Parasitology has just released a Special Issue from the 6^th International Workshop on Angiostrongylus and Angiostrongyliasis, Hilo, Hawai’i , USA, January, 2020

When a parasite is given the common name “rat lungworm” you know it is going to be a particularly unpleasant one. Indeed, these parasitic nematodes (Angiostrongylus cantonensis) are the causative agent of neuroangiostrongyliasis in humans, a disease characterised by eosinophilic meningitis.  However humans are accidental (or dead-end) hosts, meaning that we can get infected by the parasite but we cannot pass it on to another host, as (of now) the parasite hasn’t reproduced inside us, and so we essentially stop the life cycle.

Once you understand the natural life cycle of A. cantonensis the name “rat lungworm” makes a lot of sense, and you might realise that the parasite is perhaps even more nasty than you first imagined! Let’s start with the eggs, which hatch in the lung tissue of rats (now you know the reasoning behind the common name!) into L1 larvae (the first larval stage of five). L1 larvae move up the airways to the throat where they are swallowed by the rat, and make their way to the other end of the digestive tract within faeces. It seems that slugs and snails (intermediate hosts) can’t resist these bite-sized morsels, and will eat the rat faeces along with the A. cantonensis L1 larvae. Once within this slimy intermediate host, the larvae will develop from L1 to the infective L3 stage, where they wait for the slug or snail to be eaten by… a rat! Once the L3 larvae find themselves back in the definitive rat host they continue to mature and travel from the gut, to the bloodstream, the central nervous system and brain where they develop to the L5 stage, and from there travel to the heart and pulmonary arteries, where, as adults, the nematodes mate and lay eggs. Eggs then travel back to the lungs and develop to L1’s, and then are swallowed so the cycle can start over. Quite the journey for a worm that rarely grows to be bigger than a few centimetres in length!
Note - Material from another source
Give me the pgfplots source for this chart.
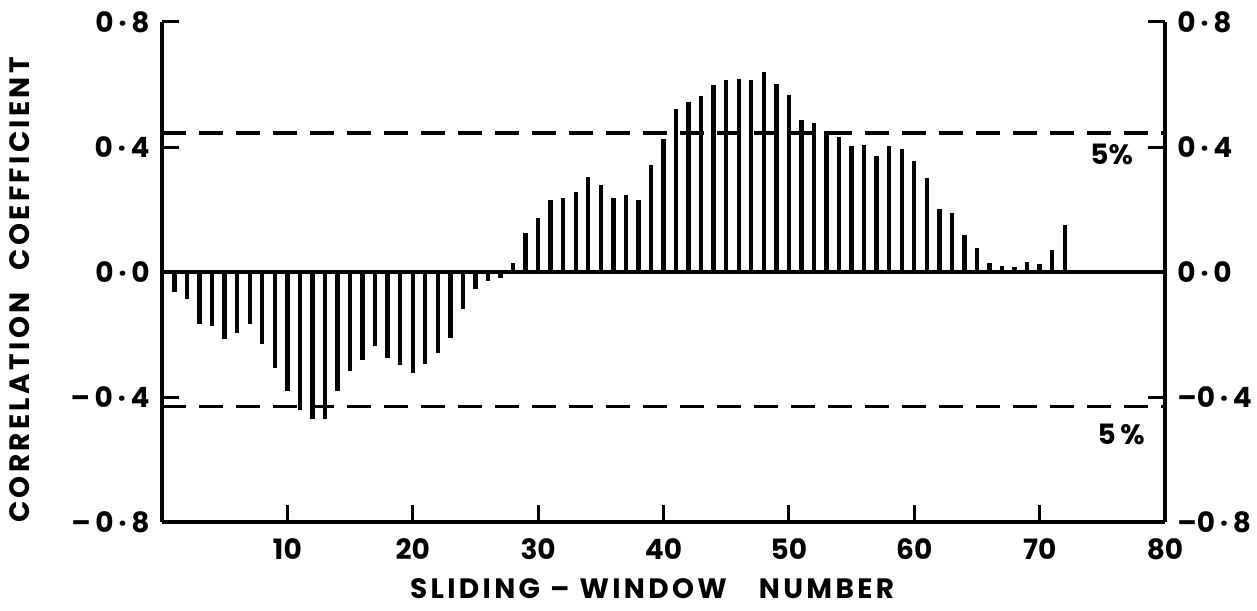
\documentclass[border=0pt]{standalone}
\usepackage{pgfplots}
\pgfplotsset{compat=1.18}
\usepackage{fontspec}
\setmainfont{Poppins}
\newfontfamily\labfont[LetterSpace=12]{Poppins}
\pgfplotstableread{
x y
1 -0.065
2 -0.086
3 -0.167
4 -0.172
5 -0.215
6 -0.194
7 -0.165
8 -0.231
9 -0.306
10 -0.380
11 -0.440
12 -0.470
13 -0.470
14 -0.382
15 -0.317
16 -0.280
17 -0.236
18 -0.274
19 -0.296
20 -0.323
21 -0.294
22 -0.260
23 -0.210
24 -0.118
25 -0.054
26 -0.028
27 -0.019
28 0.029
29 0.126
30 0.172
31 0.231
32 0.236
33 0.255
34 0.303
35 0.280
36 0.236
37 0.247
38 0.231
39 0.344
40 0.425
41 0.521
42 0.545
43 0.562
44 0.600
45 0.613
46 0.618
47 0.614
48 0.640
49 0.603
50 0.565
51 0.485
52 0.478
53 0.452
54 0.431
55 0.404
56 0.406
57 0.372
58 0.403
59 0.394
60 0.355
61 0.302
62 0.202
63 0.190
64 0.117
65 0.076
66 0.029
67 0.018
68 0.016
69 0.032
70 0.027
71 0.070
72 0.150
}\datatable
\pgfplotstableread{
x y
0 0.445
80 0.445
}\upperlim
\pgfplotstableread{
x y
0 -0.43
80 -0.43
}\lowerlim
\pgfplotstableread{
x y
0 0
80 0
}\zeroline
\begin{document}
\begin{tikzpicture}
\pgfplotsset{
  common/.style={
    width=501.5pt, height=250pt, scale only axis,
    xmin=0, xmax=80, ymin=-0.8, ymax=0.8,
    ytick={-0.8,-0.4,0,0.4,0.8},
    tick align=inside,
    major tick length=8.5pt,
    tick style={black, line width=1.5pt},
    axis line style={black, line width=1.6pt},
    tick label style={font=\bfseries\fontsize{14}{16}\selectfont, inner sep=0pt},
    clip=false,
  }
}
\begin{axis}[common,
  axis x line*=bottom, axis y line*=left,
  xtick={10,20,30,40,50,60,70,80},
  xticklabels={10,20,30,40,50,60,70,80},
  yticklabels={–\,0\,·\,8,–\,0\,·\,4,0\,·\,0,0\,·\,4,0\,·\,8},
  yticklabel style={xshift=-6pt},
  xticklabel style={yshift=-8pt},
  xlabel={\labfont\bfseries\fontsize{14}{16}\selectfont SLIDING\hspace{5pt}–\hspace{5pt}WINDOW\hspace{16pt}NUMBER},
  xlabel style={at={(axis description cs:0.4886,-0.133)}, anchor=center, inner sep=0pt},
  ylabel={\labfont\bfseries\fontsize{14}{16}\selectfont CORRELATION\hspace{11pt}COEFFICIENT},
  ylabel style={at={(axis description cs:-0.1416,0.464)}, anchor=center, inner sep=0pt},
]
\addplot[black, line width=1.7pt] table[x=x,y=y]{\zeroline};
\addplot[black, line width=1.7pt, dash pattern=on 12pt off 6.5pt] table[x=x,y=y]{\upperlim};
\addplot[black, line width=1.7pt, dash pattern=on 12pt off 6.5pt] table[x=x,y=y]{\lowerlim};
\addplot[ycomb, black, line width=2.2pt, mark=none] table[x=x,y=y]{\datatable};
\node[font=\bfseries\fontsize{14}{16}\selectfont, anchor=center] at (axis cs:75.75,0.375) {5\%};
\node[font=\bfseries\fontsize{14}{16}\selectfont, anchor=center] at (axis cs:76.5,-0.52) {5\,\%};
\coordinate (bbl) at (rel axis cs:-0.1615,-0.176);
\coordinate (btr) at (rel axis cs:1.0917,1.044);
\end{axis}
\begin{axis}[common,
  axis x line=none, axis y line*=right,
  yticklabels={–0\,·\,8,–0\,·\,4,0\,·\,0,0\,·\,4,0\,·\,8},
  yticklabel style={xshift=6pt},
]
\end{axis}
\pgfresetboundingbox
\path[use as bounding box] (bbl) rectangle (btr);
\end{tikzpicture}
\end{document}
Understanding the life cycle also helps us to understand how humans get infected and why we get sick. Often, human infection results from eating raw or undercooked slugs and snails, sometimes intentionally or by accidentally eating infected slugs hiding in uncooked produce, or from water in which slugs have drown and released infective L3’s! Luckily, there is some amazing research being done on A. cantonensis and the devastating diseases it can cause, and Parasitology has just released a Special Issue from the 6^th International Workshop on Angiostrongylus and Angiostrongyliasis, Hilo, Hawai`i , USA, January, 2020. We are so grateful to all of the authors that have contributed many different facets of research such as: how to  diagnosis and treat A. cantonensis infection, for example by detection of A. cantonensis antigens in cerebrospinal fluid or blood, DNA in slugs, evaluate clinical signs using MRI (magnetic resonance imaging) and the efficacy of different treatments including various anthelmintics, and finally this issue provides updated guidelines for the diagnosis and treatment of neuroangiostrongyliasis.

Because the nematode relies on multiple host species to complete its life cycle, research on rats, slugs and other animals is also vital. Manuscripts within the Special Issue give us greater insight into how A. cantonensis survive, reproduce, are transmitted, and infection of new hosts, for example dogs and Galliformes birds (chicken and Japanese quail). A. cantonensis larvae can escape from dead snails and slugs and go on to infect a new gastropod host, and in some places an astonishing 86% of Parmarion martensi (a species of semi-slug) can be infected! Up-to-date research on infection levels in the wild in both slugs/snails and rats are provided in such diverse geographic regions as the Phillipines, Hawai’i, and Florida. 

However, as two papers within the Special Issue highlight, we need to spread this knowledge so that people can understand how best to protect themselves from this parasite;  e.g. how we might be able to avoid infections in the first place by killing larvae that may be in our food, and an education program that is being employed on some of the Hawaiian Islands which has already gained positive feedback from participants. As a result of this program a sixth-grade class reported the arrival of P. martensi (that pesky semi-slug species that is a very competent host) in a new location, an important discovery that initiated community awareness and control efforts!

All 18 manuscript contributions to the special issue provided important and fascinating information on A. cantonensis and the infections they can cause. We are proud to showcase this valuable work on this parasite. Collectively, this body of literature makes huge strides in advancing our knowledge on this disease.